Tribune
La proposition de loi dite de « sécurité globale », déposée par la majorité gouvernementale, entend interdire la diffusion, par tous moyens, de l’image d’un policier, d’un gendarme ou d’un militaire en opération, dans le but de porter atteinte à leur intégrité physique ou psychique. Ce texte est une réponse clientéliste du ministère de l’Intérieur à la plupart des syndicats de police. La protection des forces de l’ordre, nécessité indéniable dans une société démocratique, est déjà assurée dans le code pénal et la loi de 1881, qui sanctionnent le cyberharcèlement, la provocation à la commission d’un crime ou d’un délit et les menaces de commettre un délit ou un crime. Seuls les moyens mis en œuvre contre ces infractions doivent être renforcés pour protéger les forces de l’ordre.
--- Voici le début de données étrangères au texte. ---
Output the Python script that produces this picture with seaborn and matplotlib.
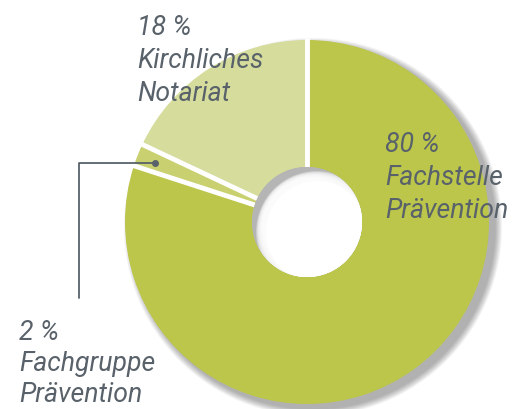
import matplotlib
matplotlib.use("Agg")
import matplotlib.pyplot as plt
import seaborn as sns
import numpy as np
from matplotlib.patches import Circle

sns.set_theme(style="white")
plt.rcParams['font.family'] = ['Roboto', 'DejaVu Sans']

labels = ["Kirchliches\nNotariat", "Fachgruppe\nPrävention", "Fachstelle\nPrävention"]
values = [18, 2, 80]
colors = ["#d5dc9c", "#c9d070", "#bcc64b"]

text_color = "#59626a"
W, H = 517, 409
fig = plt.figure(figsize=(W / 100, H / 100), dpi=100)
ax = fig.add_axes([0, 0, 1, 1])

cx, cy, R, r_in = 307, H - 222, 182, 55

# soft outer shadow (lower right)
for k in range(12, 0, -1):
    ax.add_patch(Circle((cx + 6, cy - 5), R + k * 0.6, color="#000000", alpha=0.028, lw=0, zorder=0))

wedges, _ = ax.pie(values, colors=colors, startangle=90, counterclock=True,
                   center=(cx, cy), radius=R,
                   wedgeprops=dict(width=R - r_in, edgecolor="none", linewidth=0),
                   frame=True)
ax.set_xlim(0, W)
ax.set_ylim(0, H)
ax.set_aspect('equal')
ax.axis('off')

# white separators between slices
for w in wedges:
    a = np.deg2rad(w.theta1)
    ax.plot([cx + r_in * np.cos(a), cx + (R + 2) * np.cos(a)],
            [cy + r_in * np.sin(a), cy + (R + 2) * np.sin(a)],
            color="white", lw=3.5, solid_capstyle='butt', zorder=2)

# inner hole with inner shadow at upper left
hole = Circle((cx, cy), r_in, color="#b5b5b5", lw=0, zorder=3)
ax.add_patch(hole)
for k in range(12):
    c = Circle((cx + 10 - k * 0.4, cy - 10 + k * 0.4), r_in + 6 - k * 1.0,
               color="white", alpha=0.26, lw=0, zorder=3)
    ax.add_patch(c)
    c.set_clip_path(hole)
c = Circle((cx + 10, cy - 10), r_in - 4, color="white", lw=0, zorder=3)
ax.add_patch(c)
c.set_clip_path(hole)

fs = 19.2
def label(x, ybase, lines, spacing=33):
    for i, t in enumerate(lines):
        ax.text(x, H - (ybase + i * spacing), t, fontsize=fs, style='italic',
                color=text_color, ha='left', va='baseline', zorder=5)

label(137, 35, [f"{values[0]} %"] + labels[0].split("\n"))
label(385, 152, [f"{values[2]} %"] + labels[2].split("\n"))
label(19, 340, [f"{values[1]} %"] + labels[1].split("\n"), spacing=31)

# leader line for small slice
ax.plot([155, 79, 79], [H - 163, H - 163, H - 298], color=text_color, lw=1.3, zorder=5)
ax.plot([155], [H - 163], 'o', color=text_color, ms=4, zorder=5)

fig.savefig("out.png", dpi=100)
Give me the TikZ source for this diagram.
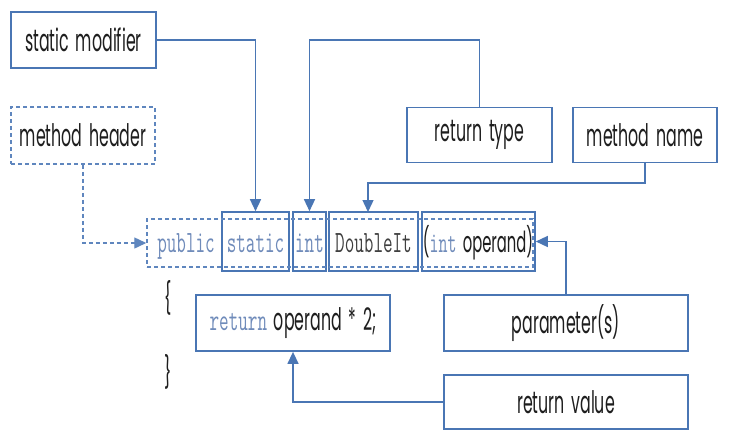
\documentclass[tikz,border=0pt]{standalone}
\usepackage{fontspec}
\setmainfont[FakeStretch=0.51,WordSpace=1.6]{Poppins}
\newfontfamily\codefont[FakeStretch=0.6]{Latin Modern Mono}
\usetikzlibrary{arrows.meta}
\definecolor{lineblue}{HTML}{4A76B4}
\definecolor{dashblue}{HTML}{5F86BE}
\definecolor{kwblue}{HTML}{6F8BBA}
\definecolor{txt}{HTML}{1E1E1E}
\newcommand{\kw}[1]{{\codefont\color{kwblue}#1}}
\begin{document}
\begin{tikzpicture}[x=1pt,y=-1pt,
  lbl/.style={draw=lineblue, line width=1.8pt, fill=white, inner sep=0pt, text=txt,
    font=\fontsize{31}{33}\selectfont},
  dlbl/.style={lbl, draw=dashblue, line width=1.5pt, dash pattern=on 4pt off 3pt},
  codebox/.style={draw=lineblue, line width=1.6pt, inner sep=0pt},
  hdrbox/.style={draw=dashblue, line width=1.5pt, dash pattern=on 4pt off 3pt, inner sep=0pt},
  code/.style={inner sep=0pt, font=\fontsize{31}{33}\selectfont, text=txt},
  conn/.style={draw=lineblue, line width=1.4pt},
  tip/.style={-{Triangle[length=12pt,width=11pt]}}
]
\useasboundingbox (0,0) rectangle (731,442);
\fill[white] (0,0) rectangle (731,442);

% label boxes
\node[lbl, minimum width=145pt, minimum height=56pt] (sm) at (83.5,40) {static modifier};
\node[dlbl, minimum width=144pt, minimum height=57pt] (mh) at (83,135.5) {method header};
\node[lbl, minimum width=145pt, minimum height=55pt] (rt) at (479.5,135) {return type};
\node[lbl, minimum width=144pt, minimum height=55pt] (mn) at (645,135) {method name};
\node[lbl, minimum width=194pt, minimum height=56pt] (ret) at (293,323) {\kw{return} operand * 2;};
\node[lbl, minimum width=244pt, minimum height=56pt] (par) at (566,323) {parameter(s)};
\node[lbl, minimum width=244pt, minimum height=54pt] (rv) at (566,402) {return value};

% header row
\node[codebox, minimum width=67pt, minimum height=59pt] (bstatic) at (255.5,241.5) {};
\node[codebox, minimum width=33pt, minimum height=59pt] (bint) at (309.5,241.5) {};
\node[codebox, minimum width=89pt, minimum height=59pt] (bname) at (373.5,241.5) {};
\node[codebox, minimum width=113pt, minimum height=59pt] (bparam) at (478.5,241.5) {};
\node[hdrbox, minimum width=386pt, minimum height=48pt] (hdr) at (340,243) {};

\node[code, anchor=base] (tpublic) at (186,252) {\kw{public}};
\node[code, anchor=base] (tstatic) at (255.5,252) {\kw{static}};
\node[code, anchor=base] (tint) at (309.5,252) {\kw{int}};
\node[code, anchor=base] (tname) at (373.5,252) {{\codefont\color{txt!85}DoubleIt}};
\node[code, anchor=base, font=\fontsize{29}{31}\selectfont] (tparam) at (478,252) {(\kw{int} operand)};

% braces
\node[code] (lb) at (168,298) {\{};
\node[code] (rb) at (168,372) {\}};

% connectors
\draw[conn, tip] (sm.east) -| (bstatic.north);
\draw[conn, tip] (rt.north) -- (rt.north |- sm.east) -| (bint.north);
\coordinate (mnj) at (368,183);
\coordinate (mnt) at (368,212);
\draw[conn, tip] (mn.south) |- (mnj) -- (mnt);
\draw[conn, draw=dashblue, dash pattern=on 4pt off 3pt, -{Triangle[length=12pt,width=11pt]}] (mh.south) |- (hdr.west);
\draw[conn, tip] (par.north) |- (bparam.east);
\draw[conn, tip] (rv.west) -| (ret.south);
\end{tikzpicture}
\end{document}
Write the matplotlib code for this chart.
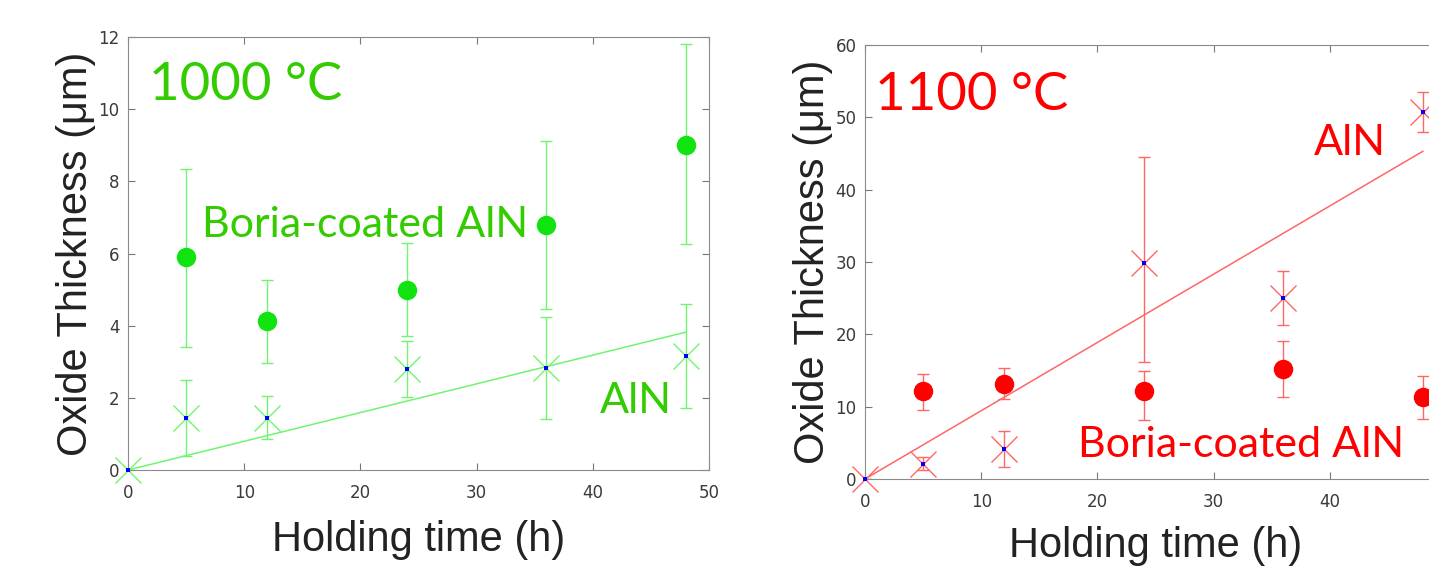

Le nouveau délit instauré par cette proposition de loi a pour objectif réel de restreindre le droit des journalistes et la liberté de la presse de manière disproportionnée par rapport à la réalité de la menace, non étayée par les promoteurs de ce texte. Il permettrait d’interpeller tout journaliste qui filme en direct une opération de police, de le placer en garde à vue et de l’envoyer devant un tribunal en saisissant son matériel professionnel. Seul le tribunal sera à même de déterminer si l’intention malveillante est établie. Le mal serait déjà fait.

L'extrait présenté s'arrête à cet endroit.